Once you identify those patterns, you can start replacing invisible friction with visible structure. This is one reason workflow mapping is so valuable. If you can see how work moves, where it branches, and where it gets stuck, you can improve it. Schemon is built around this kind of clarity. It helps teams understand systems and workflows more easily, which makes bottlenecks easier to spot and fix.

And here is the key anti-hustle insight: every friction point you remove is like getting time and earning potential back without adding more work. That is a far better strategy than trying to outrun inefficiency through sheer effort.

4. Make Your Value Easier to See and Easier to Buy

One reason people under-earn is not that they lack value, but that their value is hard to see. In many workplaces and service businesses, the person who gets paid more is not just the one who works hard. It is the one who makes outcomes legible.

If you want a raise, a better role, larger clients, or stronger pricing power, people need to understand what you improve. That means turning vague effort into concrete evidence.

  1. Show how you reduced delays
  2. Show how you improved reliability or quality
  3. Show how you shortened onboarding or handoff time
  4. Show how your work reduced confusion or operational risk
  5. Show how your process improvements created measurable efficiency

This is especially important for operational, process, and systems work because its value is often hidden in what does not go wrong. When a process becomes smoother, stakeholders may simply experience less friction without realizing why. Your job is to make that improvement visible.

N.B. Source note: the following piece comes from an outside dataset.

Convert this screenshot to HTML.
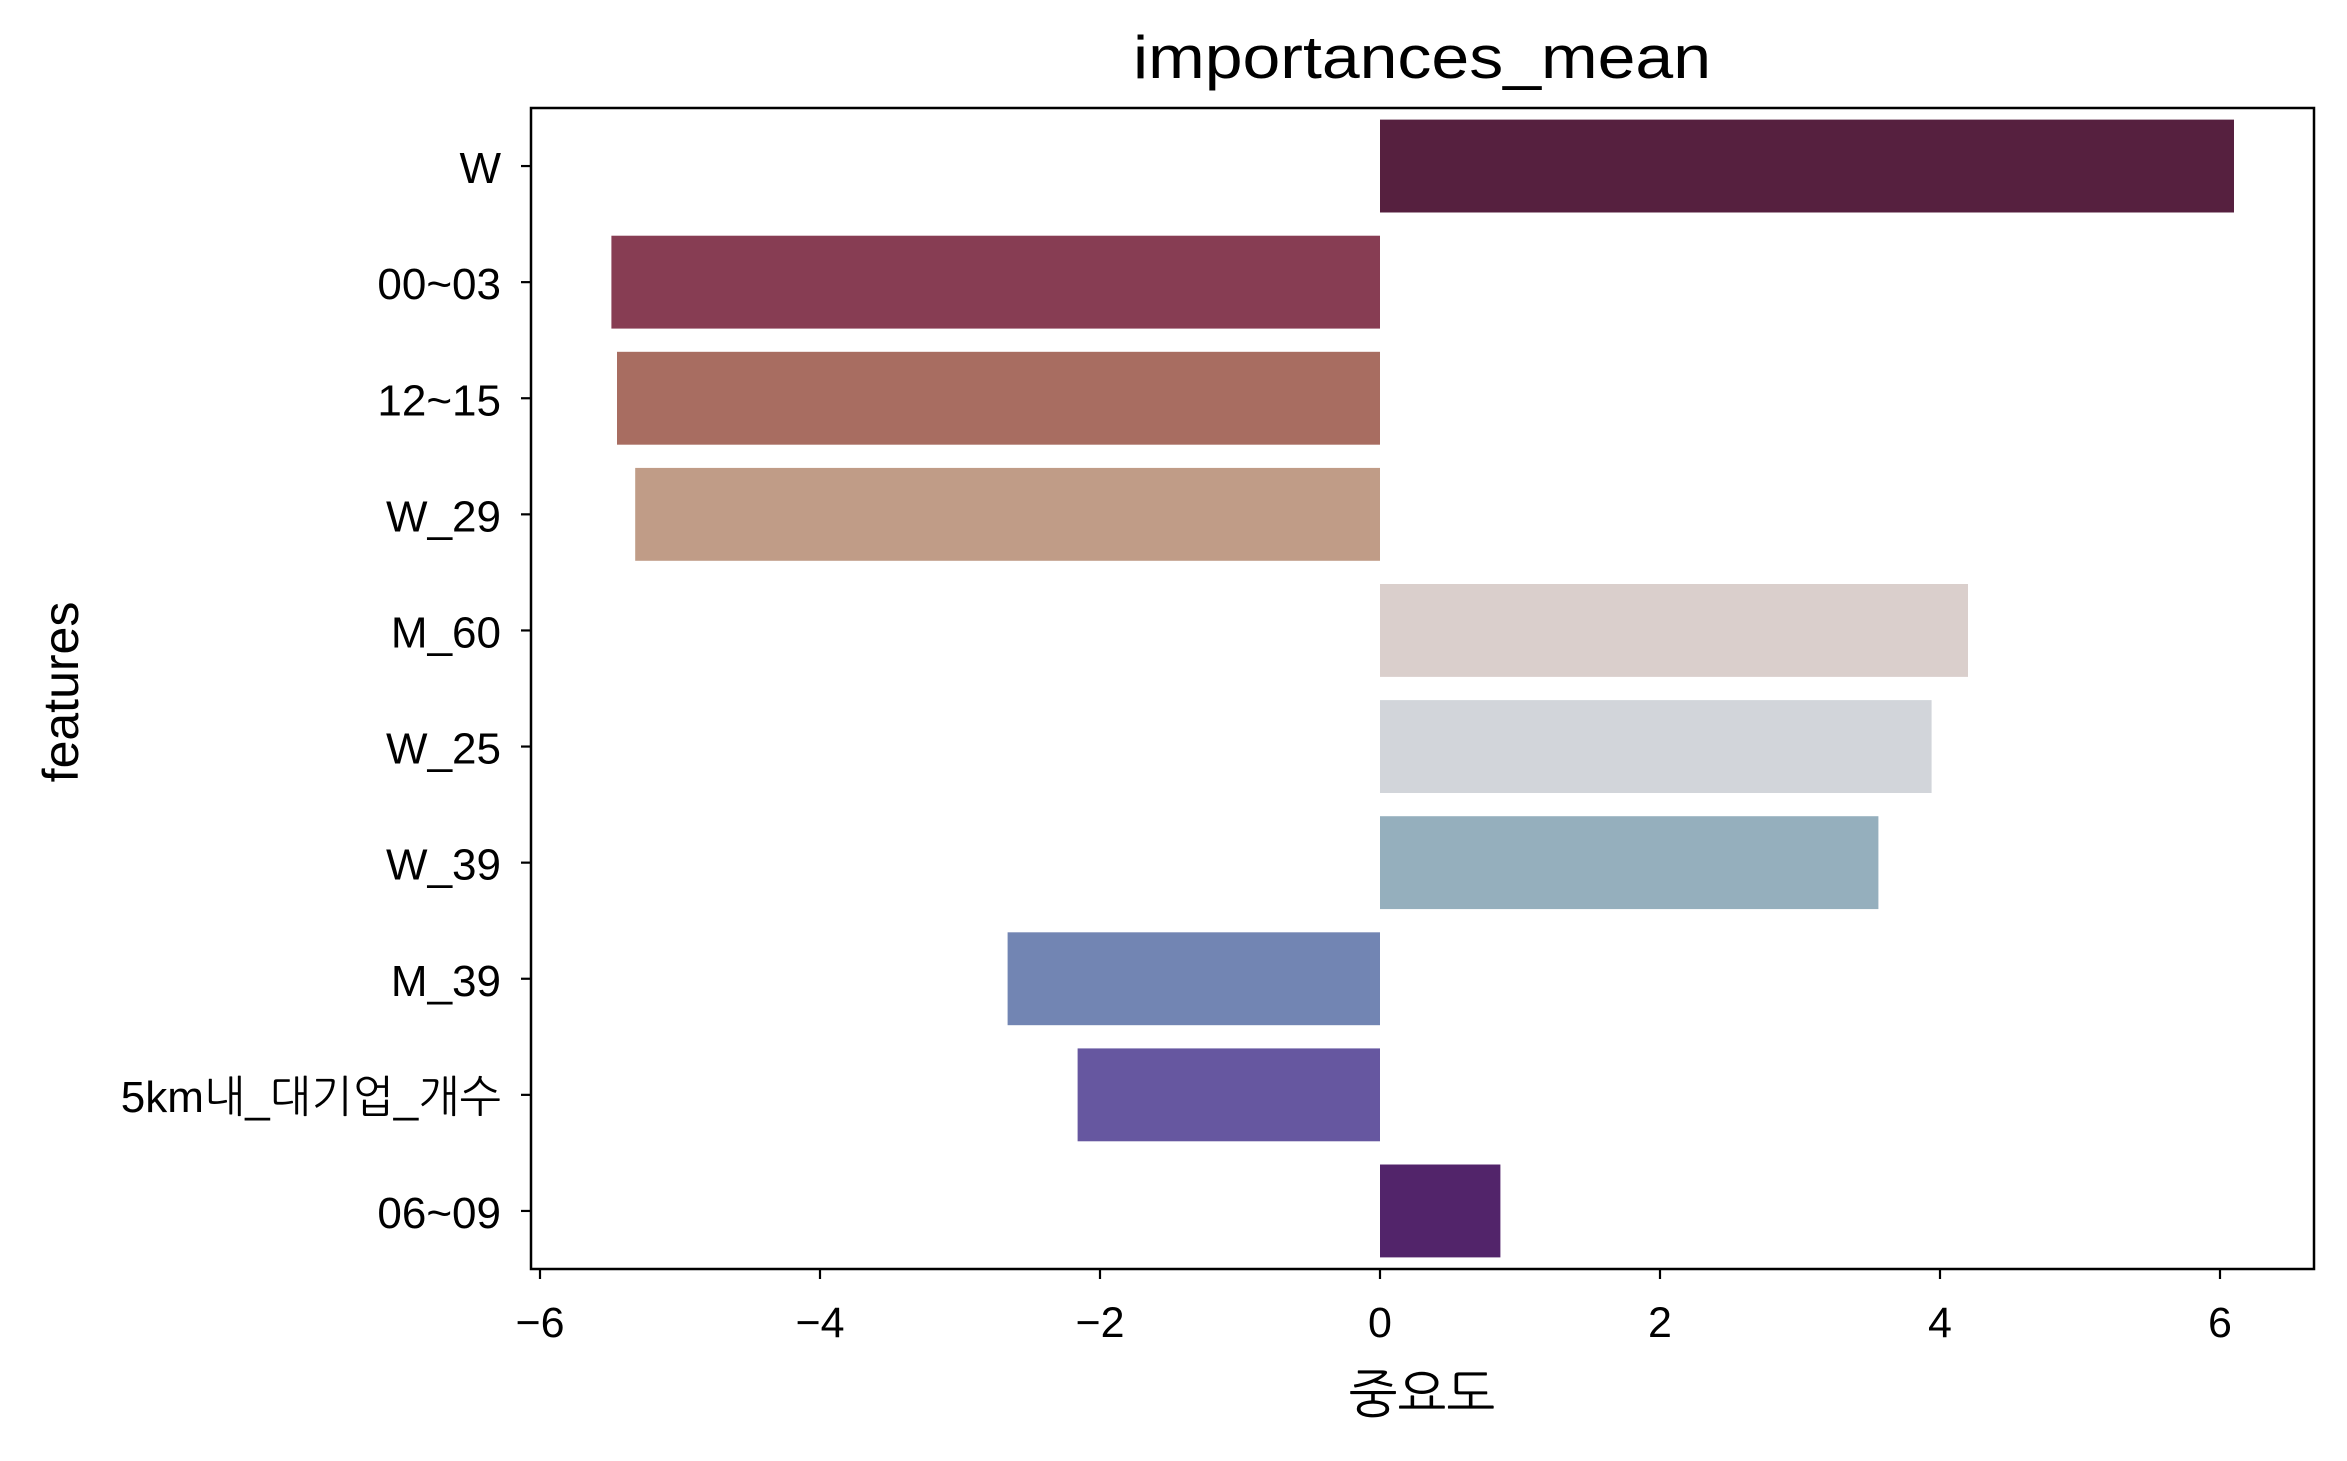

Documentation and visualization help enormously here. A clear map of a workflow before and after an improvement can communicate more than a long written update. It signals that you understand the system, not just your individual tasks. It also makes your contribution easier for leaders, clients, and teammates to evaluate.

Schemon can support this by helping turn complex operational realities into something clearer and easier to explain. If your role involves improving processes, coordinating systems, or reducing workflow chaos, that visibility can strengthen your case for higher compensation or larger project scope.

Anti-hustle earners do not rely on being the busiest person in the room. They build trust by making their impact understandable. The easier your value is to see, the easier it is for others to invest in it.

5. Build Systems That Let You Earn Consistently

Hustle-driven income is often fragile. If you stop pushing, the results slow down. Anti-hustle income is more resilient because it comes from systems, not just intensity.

A system is any repeatable way of working that reduces decision fatigue and improves consistency. It could be a client onboarding process, a project handoff template, a standard operating workflow, a reporting structure, or a documented sequence for recurring tasks. Systems matter because they turn one-time effort into ongoing efficiency.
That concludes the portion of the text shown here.